Tuesday, October 11, 2011

The Gold Standard: Three Definitions

What exactly is the "gold standard?" This term refers to a system in which all forms of legal tender are based against a weight of gold. This type of monetary system uses a fixed price of gold as a comparison for currency and bank deposits. There are three different types of gold standard systems that have been used since the 18th century, which include gold specie standard, gold exchange standard and gold bullion standard. Each is slightly different and has played a different role in history.

1. The Gold Exchange Standard

With this monetary system, the less precious metal coins are used as the standard. These metals include silver. Those implementing the system have usually decided upon the exact exchange rate with any country using gold standard. Before 1900, any countries that were using silver standard began switching their currency units to the gold standard that was being used in the United States or the UK. Examples of countries that made this change include the Philippines, Japan and Mexico, who each valued their silver currency units as 50 cents per US dollar.

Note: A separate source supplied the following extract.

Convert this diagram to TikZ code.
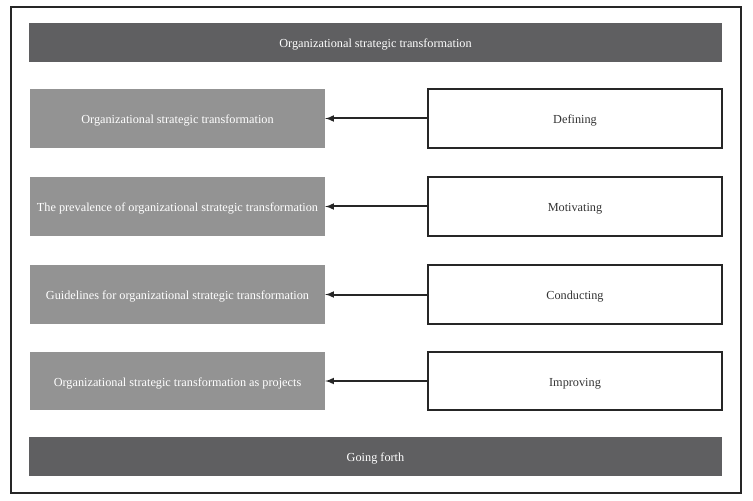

2. The Gold Bullion Standard

The most common form of gold standard is the one based on the price of bullion that is based on worldwide demand. Since 1925, this method has been commonly used, as the British Parliament declared the gold specie standard to be void. Because of the large volume of bullion that was shipped out of the UK after that, this gold standard was ended as well. Countries that use gold standard are somewhat insulated against having governmental inflation of prices because of excesses in paper currency. When the exchange rates are fixed, then international trade is more certain and more fair.

3. The Gold Specie Standard

This type of gold standard is related to the actual gold coins circulating worldwide. Each monetary or currency unit is based on the actual denominational value of one denomination of gold coin. Gold coins that are made from other metals mixed with gold are also considered.

Since the medieval empires, the gold specie standard has been commonly used, though not always formally recognized. The British West Indies use this system in their modern currency based on the Spanish doubloon coin. In the United States, the gold specie standard was adopted in 1873, with the Gold Eagle coin as its unit.

Unfortunately, the gold standard can sometimes affect monetary systems and policies and make them less effective when any attempt to stabilize an economy is made due to recession or slowing of economical systems. When the amount of gold determines the amount of money in the world, then the gold standard can affect international economies adversely.